2 - Reviewing literature

from Part 1 - Starting the research process

Summary

Bernard of Chartres used to say that we are like dwarfs on the shoulders of giants, so that we can see more than they, and things at a greater distance, not by virtue of any sharpness of sight on our part, or any physical distinction, but because we are carried high and raised up by their giant size.

(John of Salisbury, 1159, McGarry translation, 167)

Introduction

Literature reviews can take on two roles, one is as a research method in itself and the other as preparation for further empirical investigation. This chapter does not focus on systematic reviews for evidence-based practice, which has a very particular design. Here I focus on ways of exploring the literature to identify what is already known and what needs to be explored further; once literature is identified the approach offered here can be used for any literature synthesis.

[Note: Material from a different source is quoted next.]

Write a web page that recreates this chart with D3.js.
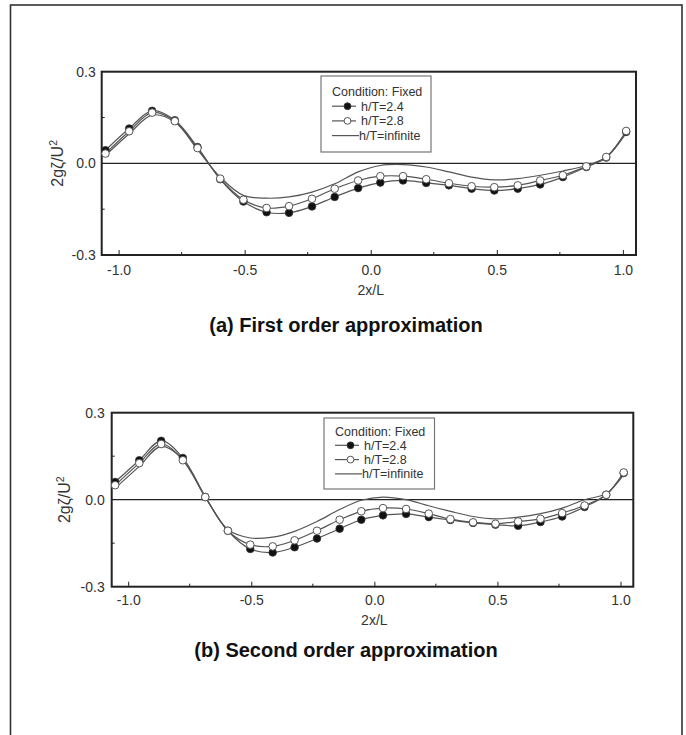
<!DOCTYPE html>
<html>
<head>
<meta charset="utf-8">
<script src="https://cdn.jsdelivr.net/npm/d3@7"></script>
<style>
  body { margin: 0; background: #fff; }
  svg text { font-family: "Liberation Sans", Arial, sans-serif; }
</style>
</head>
<body>
<script>
// data
var xA = [-1.052,-0.958,-0.867,-0.777,-0.687,-0.597,-0.505,-0.413,-0.324,-0.233,-0.143,-0.050,
          0.038,0.128,0.220,0.310,0.400,0.490,0.583,0.672,0.762,0.855,0.934,1.013];
var a24 = [0.043,0.114,0.172,0.141,0.053,-0.052,-0.125,-0.160,-0.162,-0.141,-0.110,-0.081,
           -0.063,-0.056,-0.064,-0.072,-0.083,-0.089,-0.083,-0.069,-0.045,-0.012,0.019,0.103];
var a28 = [0.032,0.105,0.166,0.138,0.050,-0.050,-0.119,-0.146,-0.140,-0.116,-0.083,-0.056,
           -0.042,-0.042,-0.052,-0.065,-0.075,-0.078,-0.072,-0.056,-0.039,-0.010,0.021,0.106];
var aInf = [0.026,0.097,0.158,0.135,0.045,-0.045,-0.105,-0.114,-0.110,-0.094,-0.067,-0.028,
            -0.007,-0.004,-0.012,-0.028,-0.045,-0.054,-0.050,-0.039,-0.025,-0.007,0.021,0.099];

var xB = [-1.053,-0.955,-0.866,-0.778,-0.687,-0.595,-0.504,-0.413,-0.324,-0.233,-0.141,-0.053,
          0.035,0.129,0.221,0.309,0.401,0.492,0.584,0.675,0.763,0.854,0.942,1.013];
var b24 = [0.061,0.136,0.203,0.144,0.009,-0.107,-0.170,-0.182,-0.164,-0.134,-0.100,-0.069,
           -0.054,-0.049,-0.060,-0.070,-0.080,-0.086,-0.090,-0.077,-0.058,-0.025,0.017,0.092];
var b28 = [0.050,0.126,0.192,0.136,0.009,-0.107,-0.155,-0.161,-0.140,-0.107,-0.069,-0.040,
           -0.029,-0.032,-0.048,-0.067,-0.078,-0.083,-0.075,-0.066,-0.046,-0.020,0.017,0.094];
var bInf = [0.040,0.115,0.184,0.140,0.011,-0.103,-0.132,-0.129,-0.109,-0.075,-0.034,-0.002,
            0.009,0.000,-0.021,-0.040,-0.058,-0.066,-0.060,-0.048,-0.029,0.000,0.021,0.086];

var xMajor = [-1, -0.5, 0, 0.5, 1];
var xMinor = [-0.75, -0.25, 0.25, 0.75];
var yMajor = [-0.3, 0, 0.3];
var yMinor = [-0.15, 0.15];
var legendTitle = "Condition: Fixed";
var seriesNames = ["h/T=2.4", "h/T=2.8", "h/T=infinite"];
var titles = ["(a) First order approximation", "(b) Second order approximation"];

var width = 686, height = 735;
var svg = d3.select("body").append("svg")
    .attr("width", width)
    .attr("height", height);

// outer border
svg.append("rect")
    .attr("x", 10.5).attr("y", 5)
    .attr("width", 671.5).attr("height", 745)
    .attr("fill", "none").attr("stroke", "#333").attr("stroke-width", 1.6);

// plain hyphen for negatives, like the original
var fmt = d => d3.format(".1f")(d).replace("\u2212", "-");

function drawPanel(p) {
    var x = d3.scaleLinear().domain([-1.067, 1.052]).range([p.left, p.right]);
    var y = d3.scaleLinear().domain([-0.3, 0.3]).range([p.bottom, p.top]);
    var g = svg.append("g");

    // zero line
    g.append("line")
        .attr("x1", p.left).attr("x2", p.right)
        .attr("y1", y(0)).attr("y2", y(0))
        .attr("stroke", "#222").attr("stroke-width", 1.3);

    // axes
    var xAx = g.append("g")
        .attr("transform", "translate(0," + p.bottom + ")")
        .call(d3.axisBottom(x).tickValues(xMajor).tickSizeInner(-5).tickSizeOuter(0)
              .tickPadding(p.xPad).tickFormat(fmt));
    xAx.append("g").selectAll("line").data(xMinor).enter().append("line")
        .attr("x1", d => x(d)).attr("x2", d => x(d))
        .attr("y1", 0).attr("y2", -3).attr("stroke", "#222");

    var yAx = g.append("g")
        .attr("transform", "translate(" + p.left + ",0)")
        .call(d3.axisLeft(y).tickValues(yMajor).tickSizeInner(0).tickSizeOuter(0)
              .tickPadding(p.yPad).tickFormat(fmt));
    yAx.append("g").selectAll("line").data(yMinor).enter().append("line")
        .attr("x1", 0).attr("x2", 3)
        .attr("y1", d => y(d)).attr("y2", d => y(d)).attr("stroke", "#222");

    g.selectAll(".domain").remove();
    g.selectAll(".tick text").attr("font-size", 14).attr("fill", "#333")
        .attr("font-family", "'Liberation Sans', Arial, sans-serif");
    g.selectAll(".tick line").attr("stroke", "#222");

    // frame
    g.append("rect")
        .attr("x", p.left).attr("y", p.top)
        .attr("width", p.right - p.left).attr("height", p.bottom - p.top)
        .attr("fill", "none").attr("stroke", "#222").attr("stroke-width", 2);

    // axis titles
    var yl = g.append("text")
        .attr("transform", "translate(" + p.yLabX + "," + y(0) + ") rotate(-90)")
        .attr("text-anchor", "middle")
        .attr("font-size", 16).attr("fill", "#333");
    yl.append("tspan").text("2g\u03B6/U");
    yl.append("tspan").attr("dy", -6).attr("font-size", 10.5).text("2");

    g.append("text")
        .attr("x", x(0)).attr("y", p.xLabY)
        .attr("text-anchor", "middle")
        .attr("font-size", 14).attr("fill", "#333")
        .text("2x/L");

    g.append("text")
        .attr("x", 346).attr("y", p.titleY)
        .attr("text-anchor", "middle")
        .attr("font-size", 20).attr("font-weight", "bold").attr("fill", "#111")
        .text(p.title);

    // curves
    var line = d3.line()
        .x(d => x(d[0])).y(d => y(d[1]))
        .curve(d3.curveCatmullRom.alpha(0.5));

    var sInf = p.xs.map((v, i) => [v, p.sInf[i]]);
    var s28 = p.xs.map((v, i) => [v, p.s28[i]]);
    var s24 = p.xs.map((v, i) => [v, p.s24[i]]);

    [sInf, s28, s24].forEach(function(s) {
        g.append("path").datum(s)
            .attr("d", line)
            .attr("fill", "none").attr("stroke", "#555").attr("stroke-width", 1.2);
    });

    g.selectAll(".m24").data(s24).enter().append("circle")
        .attr("cx", d => x(d[0])).attr("cy", d => y(d[1])).attr("r", 3.8)
        .attr("fill", "#111").attr("stroke", "#333").attr("stroke-width", 0.8);

    g.selectAll(".m28").data(s28).enter().append("circle")
        .attr("cx", d => x(d[0])).attr("cy", d => y(d[1])).attr("r", 3.8)
        .attr("fill", "#fff").attr("stroke", "#555").attr("stroke-width", 1);

    // legend
    var L = p.legend;
    var lg = g.append("g").attr("transform", "translate(" + L.x + "," + L.y + ")");
    lg.append("rect")
        .attr("width", L.w).attr("height", L.h)
        .attr("fill", "#fff").attr("stroke", "#777").attr("stroke-width", 1.2);
    lg.append("text")
        .attr("x", 11).attr("y", L.row0)
        .attr("font-size", 12.5).attr("fill", "#333")
        .text(legendTitle);
    seriesNames.forEach(function(name, i) {
        var ry = L.row0 + L.step * (i + 1) - 4.5;
        lg.append("line")
            .attr("x1", 11).attr("x2", i === 2 ? 38 : 35)
            .attr("y1", ry).attr("y2", ry)
            .attr("stroke", "#555").attr("stroke-width", 1.2);
        if (i < 2) {
            lg.append("circle")
                .attr("cx", 26.5).attr("cy", ry).attr("r", 3.4)
                .attr("fill", i === 0 ? "#111" : "#fff")
                .attr("stroke", i === 0 ? "#333" : "#555");
        }
        lg.append("text")
            .attr("x", i === 2 ? 38 : 40).attr("y", L.row0 + L.step * (i + 1))
            .attr("font-size", 12.5).attr("fill", "#333")
            .text(name);
    });
}

drawPanel({
    left: 101.7, right: 636, top: 71.7, bottom: 255,
    xPad: 10, yPad: 6, yLabX: 63, xLabY: 295, titleY: 332,
    title: titles[0], xs: xA, s24: a24, s28: a28, sInf: aInf,
    legend: {x: 321, y: 76, w: 110, h: 76, row0: 20, step: 14.7}
});

drawPanel({
    left: 111.7, right: 633.3, top: 412.7, bottom: 586.7,
    xPad: 8, yPad: 7, yLabX: 70, xLabY: 625, titleY: 657,
    title: titles[1], xs: xB, s24: b24, s28: b28, sInf: bInf,
    legend: {x: 324, y: 418, w: 110.5, h: 71, row0: 17.5, step: 14.3}
});
</script>
</body>
</html>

If you think of your research as a grand adventure, then the literature review, in the form we discuss here, is the runway to that grand adventure; it is the thing that gets you off the ground and ready to fly. The literature review is an adventure in itself; discovering what is already known about a particular topic, sometimes from within a number of different disciplines, and bringing it together, often for the first time. It is obvious why Google Scholar uses a variation of the quote from John of Salisbury: we see further because we can explore the work of those who have gone before us, stand on the shoulders of their discoveries and see further as our own questions develop. This means exploring your topic both within your own academic discipline and across disciplines. For example, if you were interested in how young people interact with information you may find yourselves exploring the literature in information science, communication, education, psychology and sociology. It is the topic that drives the investigation and that means sometimes having to look outside the obvious to determine the state of knowledge. A literature review is a ‘runway’ because it should:

  • • clarify your own research aims
  • • provide you with the depth and breadth of subject knowledge necessary
  • • form the theoretical framework for your own empirical investigation
  • • contribute to your research design.